• _Source material_
....................
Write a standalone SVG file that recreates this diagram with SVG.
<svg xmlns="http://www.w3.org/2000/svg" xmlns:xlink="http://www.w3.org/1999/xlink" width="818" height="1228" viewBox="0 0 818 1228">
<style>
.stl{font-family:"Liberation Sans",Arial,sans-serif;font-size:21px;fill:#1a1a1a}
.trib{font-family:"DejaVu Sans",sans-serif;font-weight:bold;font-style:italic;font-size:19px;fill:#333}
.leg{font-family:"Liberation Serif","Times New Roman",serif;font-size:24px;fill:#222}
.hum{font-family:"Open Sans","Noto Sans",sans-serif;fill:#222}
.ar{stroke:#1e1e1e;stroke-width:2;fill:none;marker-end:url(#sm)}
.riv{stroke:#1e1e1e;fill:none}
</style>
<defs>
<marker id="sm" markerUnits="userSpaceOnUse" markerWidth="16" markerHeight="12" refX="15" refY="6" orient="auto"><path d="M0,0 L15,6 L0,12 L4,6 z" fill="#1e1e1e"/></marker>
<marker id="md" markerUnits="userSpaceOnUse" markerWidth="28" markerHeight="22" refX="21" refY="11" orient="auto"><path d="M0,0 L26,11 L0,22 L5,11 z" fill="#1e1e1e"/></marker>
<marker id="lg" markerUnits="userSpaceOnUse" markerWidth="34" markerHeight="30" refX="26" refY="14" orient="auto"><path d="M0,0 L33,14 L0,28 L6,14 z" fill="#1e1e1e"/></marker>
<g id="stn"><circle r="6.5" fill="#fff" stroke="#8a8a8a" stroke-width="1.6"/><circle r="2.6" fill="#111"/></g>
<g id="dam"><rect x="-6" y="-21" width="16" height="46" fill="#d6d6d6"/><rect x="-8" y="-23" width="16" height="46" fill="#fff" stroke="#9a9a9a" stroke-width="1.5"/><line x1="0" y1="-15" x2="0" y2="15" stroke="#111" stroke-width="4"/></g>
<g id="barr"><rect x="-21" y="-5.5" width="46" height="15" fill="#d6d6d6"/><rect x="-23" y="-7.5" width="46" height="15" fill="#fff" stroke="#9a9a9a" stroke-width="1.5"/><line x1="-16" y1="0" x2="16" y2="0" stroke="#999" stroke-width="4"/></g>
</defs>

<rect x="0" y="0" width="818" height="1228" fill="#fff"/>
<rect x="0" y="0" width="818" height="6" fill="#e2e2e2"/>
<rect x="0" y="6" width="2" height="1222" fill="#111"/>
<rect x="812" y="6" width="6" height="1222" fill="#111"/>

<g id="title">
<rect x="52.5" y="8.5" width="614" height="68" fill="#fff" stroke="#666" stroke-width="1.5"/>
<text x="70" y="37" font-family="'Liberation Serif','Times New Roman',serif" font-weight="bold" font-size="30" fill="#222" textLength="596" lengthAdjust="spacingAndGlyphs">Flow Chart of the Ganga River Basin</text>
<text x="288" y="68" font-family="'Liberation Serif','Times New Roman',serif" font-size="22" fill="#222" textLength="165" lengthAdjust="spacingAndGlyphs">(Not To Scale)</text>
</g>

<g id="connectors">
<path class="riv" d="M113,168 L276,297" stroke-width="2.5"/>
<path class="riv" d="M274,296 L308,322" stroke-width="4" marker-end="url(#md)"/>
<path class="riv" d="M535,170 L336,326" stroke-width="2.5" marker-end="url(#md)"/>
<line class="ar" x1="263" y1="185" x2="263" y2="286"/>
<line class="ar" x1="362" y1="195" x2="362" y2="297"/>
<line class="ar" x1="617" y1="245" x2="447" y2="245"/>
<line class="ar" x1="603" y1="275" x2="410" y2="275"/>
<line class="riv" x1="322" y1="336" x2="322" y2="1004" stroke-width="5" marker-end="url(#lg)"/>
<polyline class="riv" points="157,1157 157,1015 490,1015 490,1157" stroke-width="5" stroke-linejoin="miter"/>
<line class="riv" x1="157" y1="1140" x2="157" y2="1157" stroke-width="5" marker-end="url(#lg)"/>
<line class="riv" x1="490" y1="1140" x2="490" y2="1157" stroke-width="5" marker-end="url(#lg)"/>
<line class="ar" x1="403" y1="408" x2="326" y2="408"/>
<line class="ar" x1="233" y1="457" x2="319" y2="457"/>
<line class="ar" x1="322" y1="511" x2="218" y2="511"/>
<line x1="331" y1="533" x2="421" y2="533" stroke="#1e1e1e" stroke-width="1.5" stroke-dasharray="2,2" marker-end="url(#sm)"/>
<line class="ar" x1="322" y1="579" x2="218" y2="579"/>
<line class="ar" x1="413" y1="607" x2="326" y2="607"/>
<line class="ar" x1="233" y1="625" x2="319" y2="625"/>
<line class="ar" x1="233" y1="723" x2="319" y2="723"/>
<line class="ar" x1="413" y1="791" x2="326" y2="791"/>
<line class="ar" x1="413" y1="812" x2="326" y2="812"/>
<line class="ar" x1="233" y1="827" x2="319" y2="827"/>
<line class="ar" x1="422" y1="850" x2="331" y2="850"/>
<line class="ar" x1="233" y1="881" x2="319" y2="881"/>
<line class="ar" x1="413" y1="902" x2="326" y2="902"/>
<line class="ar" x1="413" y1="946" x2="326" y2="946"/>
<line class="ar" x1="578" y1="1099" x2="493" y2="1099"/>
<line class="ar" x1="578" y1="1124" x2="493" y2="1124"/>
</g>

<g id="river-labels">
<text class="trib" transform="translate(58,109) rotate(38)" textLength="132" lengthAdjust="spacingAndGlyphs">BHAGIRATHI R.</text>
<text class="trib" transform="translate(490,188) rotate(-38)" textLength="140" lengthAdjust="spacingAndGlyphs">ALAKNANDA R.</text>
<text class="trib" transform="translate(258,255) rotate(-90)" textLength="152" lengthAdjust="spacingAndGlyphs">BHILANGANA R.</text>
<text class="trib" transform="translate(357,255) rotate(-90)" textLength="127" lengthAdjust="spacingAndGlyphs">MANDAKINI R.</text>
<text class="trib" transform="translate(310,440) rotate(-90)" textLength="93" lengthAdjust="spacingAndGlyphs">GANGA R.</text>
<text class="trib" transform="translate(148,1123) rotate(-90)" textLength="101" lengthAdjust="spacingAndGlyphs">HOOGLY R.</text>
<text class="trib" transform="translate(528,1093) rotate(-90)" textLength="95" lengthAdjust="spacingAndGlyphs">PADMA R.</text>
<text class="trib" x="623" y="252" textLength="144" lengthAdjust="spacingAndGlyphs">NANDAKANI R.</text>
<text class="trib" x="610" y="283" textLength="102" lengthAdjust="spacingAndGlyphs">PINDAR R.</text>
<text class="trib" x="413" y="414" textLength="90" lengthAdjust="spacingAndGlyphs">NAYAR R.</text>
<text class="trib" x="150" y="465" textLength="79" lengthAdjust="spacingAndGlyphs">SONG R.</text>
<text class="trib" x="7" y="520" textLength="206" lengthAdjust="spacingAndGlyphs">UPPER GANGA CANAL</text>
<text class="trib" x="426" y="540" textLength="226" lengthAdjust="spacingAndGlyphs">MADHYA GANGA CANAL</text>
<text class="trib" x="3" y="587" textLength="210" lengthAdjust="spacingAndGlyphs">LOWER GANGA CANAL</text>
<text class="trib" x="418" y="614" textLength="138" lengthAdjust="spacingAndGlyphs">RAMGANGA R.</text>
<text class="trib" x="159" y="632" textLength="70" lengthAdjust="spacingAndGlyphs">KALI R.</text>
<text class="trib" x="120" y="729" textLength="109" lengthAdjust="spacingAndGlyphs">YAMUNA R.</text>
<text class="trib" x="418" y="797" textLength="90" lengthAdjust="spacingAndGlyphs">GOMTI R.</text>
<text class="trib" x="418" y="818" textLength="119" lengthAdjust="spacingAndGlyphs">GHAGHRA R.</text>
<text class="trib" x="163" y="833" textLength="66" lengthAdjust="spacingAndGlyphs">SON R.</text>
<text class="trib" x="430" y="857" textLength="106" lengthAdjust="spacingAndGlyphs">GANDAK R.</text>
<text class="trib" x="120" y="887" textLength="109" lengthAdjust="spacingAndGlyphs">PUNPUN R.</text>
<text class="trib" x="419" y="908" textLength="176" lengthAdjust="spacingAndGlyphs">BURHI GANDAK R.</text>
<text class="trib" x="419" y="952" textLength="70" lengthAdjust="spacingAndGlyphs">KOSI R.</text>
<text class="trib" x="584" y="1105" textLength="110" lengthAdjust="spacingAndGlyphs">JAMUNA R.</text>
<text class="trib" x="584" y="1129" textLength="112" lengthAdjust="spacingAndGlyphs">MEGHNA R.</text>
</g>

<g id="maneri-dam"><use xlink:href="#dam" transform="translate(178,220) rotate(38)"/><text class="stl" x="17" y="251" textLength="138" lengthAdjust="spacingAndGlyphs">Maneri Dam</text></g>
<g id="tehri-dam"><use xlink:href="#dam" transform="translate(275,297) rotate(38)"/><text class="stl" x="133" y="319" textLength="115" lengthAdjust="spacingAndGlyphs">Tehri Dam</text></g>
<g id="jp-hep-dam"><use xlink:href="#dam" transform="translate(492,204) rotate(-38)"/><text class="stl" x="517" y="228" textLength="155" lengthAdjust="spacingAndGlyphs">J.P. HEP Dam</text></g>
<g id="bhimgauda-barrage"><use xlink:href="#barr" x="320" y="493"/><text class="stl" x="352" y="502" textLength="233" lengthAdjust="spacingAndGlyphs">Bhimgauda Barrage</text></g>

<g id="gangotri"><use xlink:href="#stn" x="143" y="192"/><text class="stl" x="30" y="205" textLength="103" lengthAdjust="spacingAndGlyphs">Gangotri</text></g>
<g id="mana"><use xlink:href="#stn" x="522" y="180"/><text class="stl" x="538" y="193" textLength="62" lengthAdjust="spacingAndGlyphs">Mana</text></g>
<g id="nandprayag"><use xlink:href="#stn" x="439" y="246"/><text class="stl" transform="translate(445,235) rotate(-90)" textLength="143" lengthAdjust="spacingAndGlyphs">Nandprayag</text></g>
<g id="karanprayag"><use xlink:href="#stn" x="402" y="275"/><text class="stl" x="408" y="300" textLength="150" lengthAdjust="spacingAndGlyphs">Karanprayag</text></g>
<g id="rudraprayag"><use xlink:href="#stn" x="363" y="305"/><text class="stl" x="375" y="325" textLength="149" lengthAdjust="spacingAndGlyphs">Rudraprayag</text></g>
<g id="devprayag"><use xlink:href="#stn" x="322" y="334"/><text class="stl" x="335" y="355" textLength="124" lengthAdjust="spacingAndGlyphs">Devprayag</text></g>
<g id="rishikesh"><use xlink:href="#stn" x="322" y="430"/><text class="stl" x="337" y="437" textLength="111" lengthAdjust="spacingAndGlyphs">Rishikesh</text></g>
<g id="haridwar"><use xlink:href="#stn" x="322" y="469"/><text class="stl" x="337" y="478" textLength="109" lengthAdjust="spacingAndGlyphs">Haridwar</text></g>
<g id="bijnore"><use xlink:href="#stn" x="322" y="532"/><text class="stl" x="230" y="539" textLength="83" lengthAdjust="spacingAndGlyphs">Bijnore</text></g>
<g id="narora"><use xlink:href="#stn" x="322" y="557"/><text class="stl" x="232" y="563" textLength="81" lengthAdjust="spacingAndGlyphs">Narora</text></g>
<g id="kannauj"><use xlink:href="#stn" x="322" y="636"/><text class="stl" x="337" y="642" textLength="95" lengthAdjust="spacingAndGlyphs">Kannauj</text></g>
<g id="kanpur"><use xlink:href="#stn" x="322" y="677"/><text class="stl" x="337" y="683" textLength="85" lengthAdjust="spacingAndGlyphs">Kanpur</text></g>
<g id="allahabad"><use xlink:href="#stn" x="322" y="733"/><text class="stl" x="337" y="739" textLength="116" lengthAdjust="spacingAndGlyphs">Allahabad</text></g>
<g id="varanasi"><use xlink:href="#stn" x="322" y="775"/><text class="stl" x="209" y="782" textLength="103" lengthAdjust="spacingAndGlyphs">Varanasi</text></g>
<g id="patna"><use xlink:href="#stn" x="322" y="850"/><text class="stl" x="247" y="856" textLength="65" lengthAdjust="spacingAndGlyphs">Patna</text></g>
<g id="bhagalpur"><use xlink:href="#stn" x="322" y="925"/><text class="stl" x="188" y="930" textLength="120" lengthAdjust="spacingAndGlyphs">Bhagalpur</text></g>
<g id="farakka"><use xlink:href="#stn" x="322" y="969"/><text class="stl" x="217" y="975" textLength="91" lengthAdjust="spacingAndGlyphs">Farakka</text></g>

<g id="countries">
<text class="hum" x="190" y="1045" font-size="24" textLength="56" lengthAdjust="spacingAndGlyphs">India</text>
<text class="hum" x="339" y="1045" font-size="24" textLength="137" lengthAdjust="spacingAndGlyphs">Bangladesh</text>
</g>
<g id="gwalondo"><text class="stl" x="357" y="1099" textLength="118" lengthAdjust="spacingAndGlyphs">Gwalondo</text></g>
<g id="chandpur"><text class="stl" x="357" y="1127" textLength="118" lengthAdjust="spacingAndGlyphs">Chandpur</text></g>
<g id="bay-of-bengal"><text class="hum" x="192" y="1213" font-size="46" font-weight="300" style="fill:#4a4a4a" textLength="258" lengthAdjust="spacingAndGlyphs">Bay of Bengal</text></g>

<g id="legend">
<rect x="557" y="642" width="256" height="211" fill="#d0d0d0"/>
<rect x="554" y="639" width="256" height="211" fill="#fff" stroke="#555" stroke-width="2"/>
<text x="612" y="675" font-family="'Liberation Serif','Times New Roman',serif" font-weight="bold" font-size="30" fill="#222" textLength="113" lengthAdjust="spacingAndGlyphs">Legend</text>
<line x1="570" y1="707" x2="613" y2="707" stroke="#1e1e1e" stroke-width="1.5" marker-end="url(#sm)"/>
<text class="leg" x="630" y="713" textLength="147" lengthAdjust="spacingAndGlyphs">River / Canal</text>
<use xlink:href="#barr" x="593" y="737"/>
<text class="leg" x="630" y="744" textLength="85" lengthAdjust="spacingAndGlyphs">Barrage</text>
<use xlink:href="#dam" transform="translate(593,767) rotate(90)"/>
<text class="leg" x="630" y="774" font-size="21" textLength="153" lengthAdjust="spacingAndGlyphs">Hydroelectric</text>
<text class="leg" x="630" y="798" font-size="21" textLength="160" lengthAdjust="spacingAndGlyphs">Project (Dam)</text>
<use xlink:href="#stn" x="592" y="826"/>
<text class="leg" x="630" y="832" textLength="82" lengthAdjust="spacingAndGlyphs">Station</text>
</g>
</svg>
....................
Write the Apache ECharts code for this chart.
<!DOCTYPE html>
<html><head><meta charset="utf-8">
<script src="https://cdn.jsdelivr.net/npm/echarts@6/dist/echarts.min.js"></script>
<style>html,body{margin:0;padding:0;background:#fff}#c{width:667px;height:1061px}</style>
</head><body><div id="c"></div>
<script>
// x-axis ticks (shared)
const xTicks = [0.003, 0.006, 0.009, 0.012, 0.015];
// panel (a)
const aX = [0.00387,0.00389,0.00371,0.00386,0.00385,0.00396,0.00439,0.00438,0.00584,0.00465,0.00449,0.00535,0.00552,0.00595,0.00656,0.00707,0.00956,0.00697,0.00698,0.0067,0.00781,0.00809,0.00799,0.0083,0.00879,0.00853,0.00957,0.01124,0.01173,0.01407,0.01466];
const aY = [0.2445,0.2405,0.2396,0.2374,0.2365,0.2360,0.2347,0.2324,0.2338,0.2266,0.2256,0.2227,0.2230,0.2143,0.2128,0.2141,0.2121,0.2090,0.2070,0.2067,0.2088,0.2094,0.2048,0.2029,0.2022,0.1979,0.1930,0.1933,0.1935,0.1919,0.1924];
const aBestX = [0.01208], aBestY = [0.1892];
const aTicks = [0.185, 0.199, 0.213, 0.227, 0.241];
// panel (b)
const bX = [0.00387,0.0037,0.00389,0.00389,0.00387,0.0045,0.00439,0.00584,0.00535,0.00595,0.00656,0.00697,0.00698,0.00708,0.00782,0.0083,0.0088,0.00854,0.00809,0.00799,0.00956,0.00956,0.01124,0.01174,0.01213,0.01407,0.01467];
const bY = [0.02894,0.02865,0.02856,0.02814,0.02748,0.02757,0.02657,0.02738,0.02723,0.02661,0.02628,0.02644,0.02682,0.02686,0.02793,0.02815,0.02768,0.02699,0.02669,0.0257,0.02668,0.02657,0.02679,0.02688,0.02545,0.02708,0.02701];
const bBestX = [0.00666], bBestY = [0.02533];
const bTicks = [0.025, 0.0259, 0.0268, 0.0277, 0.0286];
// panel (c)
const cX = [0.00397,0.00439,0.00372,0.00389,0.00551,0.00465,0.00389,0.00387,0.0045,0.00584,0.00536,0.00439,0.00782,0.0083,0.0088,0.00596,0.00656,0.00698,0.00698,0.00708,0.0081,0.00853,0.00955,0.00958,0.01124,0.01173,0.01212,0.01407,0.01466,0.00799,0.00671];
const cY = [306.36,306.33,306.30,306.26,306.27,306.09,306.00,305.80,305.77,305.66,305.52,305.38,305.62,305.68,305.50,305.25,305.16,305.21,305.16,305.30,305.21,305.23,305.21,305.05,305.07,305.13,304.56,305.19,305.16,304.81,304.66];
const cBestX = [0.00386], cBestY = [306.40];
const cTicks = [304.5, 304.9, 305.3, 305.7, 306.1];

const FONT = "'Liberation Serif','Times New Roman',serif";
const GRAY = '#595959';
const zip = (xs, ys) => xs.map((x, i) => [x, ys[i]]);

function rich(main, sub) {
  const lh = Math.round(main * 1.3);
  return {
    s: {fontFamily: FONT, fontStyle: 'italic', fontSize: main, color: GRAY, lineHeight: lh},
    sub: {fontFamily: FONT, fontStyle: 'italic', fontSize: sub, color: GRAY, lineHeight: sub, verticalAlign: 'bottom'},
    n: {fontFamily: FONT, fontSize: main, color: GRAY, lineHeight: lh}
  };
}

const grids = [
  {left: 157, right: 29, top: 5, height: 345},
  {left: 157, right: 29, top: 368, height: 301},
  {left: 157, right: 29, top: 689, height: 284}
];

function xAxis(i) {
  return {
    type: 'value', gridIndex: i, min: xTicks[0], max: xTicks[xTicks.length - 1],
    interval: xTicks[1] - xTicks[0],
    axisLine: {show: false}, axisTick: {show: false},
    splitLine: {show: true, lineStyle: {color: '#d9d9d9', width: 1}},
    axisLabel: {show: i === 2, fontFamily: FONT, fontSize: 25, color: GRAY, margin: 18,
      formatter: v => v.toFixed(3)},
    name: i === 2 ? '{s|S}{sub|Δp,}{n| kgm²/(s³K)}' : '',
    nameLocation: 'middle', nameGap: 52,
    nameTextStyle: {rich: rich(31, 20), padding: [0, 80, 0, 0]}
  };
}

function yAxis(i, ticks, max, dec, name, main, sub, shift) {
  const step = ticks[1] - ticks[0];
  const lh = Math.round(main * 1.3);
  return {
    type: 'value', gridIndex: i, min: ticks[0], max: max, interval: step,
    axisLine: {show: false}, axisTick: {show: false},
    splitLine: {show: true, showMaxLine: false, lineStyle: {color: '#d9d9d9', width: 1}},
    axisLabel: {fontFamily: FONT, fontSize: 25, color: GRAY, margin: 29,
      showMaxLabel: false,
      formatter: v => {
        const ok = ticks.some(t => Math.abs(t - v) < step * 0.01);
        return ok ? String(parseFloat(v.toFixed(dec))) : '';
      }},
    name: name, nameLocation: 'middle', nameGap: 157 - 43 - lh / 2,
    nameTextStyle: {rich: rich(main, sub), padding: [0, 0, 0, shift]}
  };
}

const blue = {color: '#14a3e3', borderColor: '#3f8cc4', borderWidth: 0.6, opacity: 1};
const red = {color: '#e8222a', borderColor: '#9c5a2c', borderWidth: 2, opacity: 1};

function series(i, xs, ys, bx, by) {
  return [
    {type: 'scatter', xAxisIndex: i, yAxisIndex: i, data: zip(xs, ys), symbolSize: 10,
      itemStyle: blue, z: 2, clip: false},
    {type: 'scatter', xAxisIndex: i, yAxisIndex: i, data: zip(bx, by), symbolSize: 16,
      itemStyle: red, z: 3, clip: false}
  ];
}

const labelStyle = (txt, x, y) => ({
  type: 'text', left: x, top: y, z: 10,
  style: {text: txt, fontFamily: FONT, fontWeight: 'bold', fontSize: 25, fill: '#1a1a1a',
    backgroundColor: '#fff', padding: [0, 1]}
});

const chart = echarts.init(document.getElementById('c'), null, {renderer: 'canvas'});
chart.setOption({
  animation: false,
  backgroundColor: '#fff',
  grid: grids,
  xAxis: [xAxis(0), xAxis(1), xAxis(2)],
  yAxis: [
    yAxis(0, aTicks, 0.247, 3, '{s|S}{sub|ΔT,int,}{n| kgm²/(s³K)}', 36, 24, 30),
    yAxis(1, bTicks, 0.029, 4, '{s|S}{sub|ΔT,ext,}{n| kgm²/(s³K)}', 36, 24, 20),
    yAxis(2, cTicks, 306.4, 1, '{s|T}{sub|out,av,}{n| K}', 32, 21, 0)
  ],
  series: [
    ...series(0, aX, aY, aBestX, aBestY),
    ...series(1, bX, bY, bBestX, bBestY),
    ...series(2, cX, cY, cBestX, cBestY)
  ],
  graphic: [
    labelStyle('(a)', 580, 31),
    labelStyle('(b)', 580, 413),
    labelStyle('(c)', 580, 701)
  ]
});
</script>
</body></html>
....................
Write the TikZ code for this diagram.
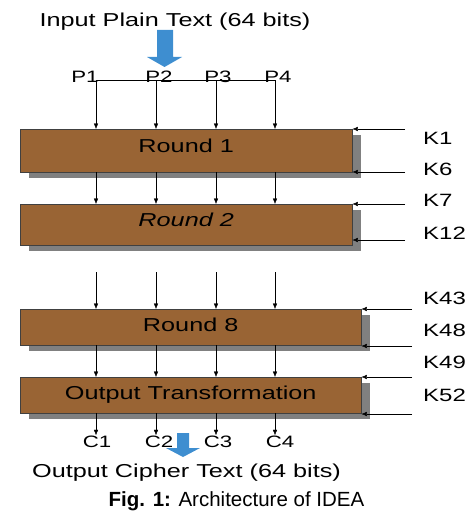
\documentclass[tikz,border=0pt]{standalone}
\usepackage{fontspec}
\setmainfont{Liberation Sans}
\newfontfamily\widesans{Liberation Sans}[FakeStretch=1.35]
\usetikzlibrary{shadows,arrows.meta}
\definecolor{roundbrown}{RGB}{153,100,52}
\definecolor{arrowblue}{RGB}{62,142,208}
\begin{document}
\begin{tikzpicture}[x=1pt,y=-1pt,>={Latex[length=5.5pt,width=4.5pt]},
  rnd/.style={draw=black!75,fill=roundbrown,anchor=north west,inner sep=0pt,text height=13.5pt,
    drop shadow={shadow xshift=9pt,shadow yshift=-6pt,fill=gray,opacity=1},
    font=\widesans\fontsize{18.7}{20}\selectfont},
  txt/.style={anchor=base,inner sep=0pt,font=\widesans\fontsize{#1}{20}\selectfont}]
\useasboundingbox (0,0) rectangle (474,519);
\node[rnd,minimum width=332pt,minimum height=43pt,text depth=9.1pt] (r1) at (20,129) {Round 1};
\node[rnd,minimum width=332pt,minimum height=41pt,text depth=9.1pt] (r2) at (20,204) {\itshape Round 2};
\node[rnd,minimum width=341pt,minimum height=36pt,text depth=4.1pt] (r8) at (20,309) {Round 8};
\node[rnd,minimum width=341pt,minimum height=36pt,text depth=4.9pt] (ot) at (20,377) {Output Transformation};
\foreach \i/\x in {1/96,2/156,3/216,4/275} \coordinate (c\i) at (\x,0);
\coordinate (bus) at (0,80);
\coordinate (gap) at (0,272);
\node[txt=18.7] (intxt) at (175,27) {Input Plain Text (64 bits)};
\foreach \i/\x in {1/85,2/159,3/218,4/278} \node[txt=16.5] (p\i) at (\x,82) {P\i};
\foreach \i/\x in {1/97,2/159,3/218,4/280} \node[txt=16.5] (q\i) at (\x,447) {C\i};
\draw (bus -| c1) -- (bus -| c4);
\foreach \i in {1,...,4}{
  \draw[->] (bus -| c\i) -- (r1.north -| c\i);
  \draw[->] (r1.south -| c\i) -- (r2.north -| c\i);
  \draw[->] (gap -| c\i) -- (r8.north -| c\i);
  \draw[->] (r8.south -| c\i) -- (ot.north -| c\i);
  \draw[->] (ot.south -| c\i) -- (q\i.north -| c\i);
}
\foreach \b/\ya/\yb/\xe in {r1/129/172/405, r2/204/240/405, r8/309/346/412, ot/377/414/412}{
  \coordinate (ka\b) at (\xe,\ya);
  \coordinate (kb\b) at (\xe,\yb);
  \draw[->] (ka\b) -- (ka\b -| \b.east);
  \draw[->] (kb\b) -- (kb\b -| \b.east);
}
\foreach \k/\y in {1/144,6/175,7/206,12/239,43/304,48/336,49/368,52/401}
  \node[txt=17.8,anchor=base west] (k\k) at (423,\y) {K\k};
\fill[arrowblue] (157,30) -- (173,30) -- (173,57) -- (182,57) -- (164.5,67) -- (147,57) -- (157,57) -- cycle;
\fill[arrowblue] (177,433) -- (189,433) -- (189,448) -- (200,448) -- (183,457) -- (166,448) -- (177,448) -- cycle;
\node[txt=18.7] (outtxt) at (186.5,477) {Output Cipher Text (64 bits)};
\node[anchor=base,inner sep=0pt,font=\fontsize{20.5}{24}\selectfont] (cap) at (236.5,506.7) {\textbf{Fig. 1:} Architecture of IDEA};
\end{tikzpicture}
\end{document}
....................
• _Goal_
Scan the lines above for "code", then copy every one that has it.

• _Result_
Write the Apache ECharts code for this chart.
Write the TikZ code for this diagram.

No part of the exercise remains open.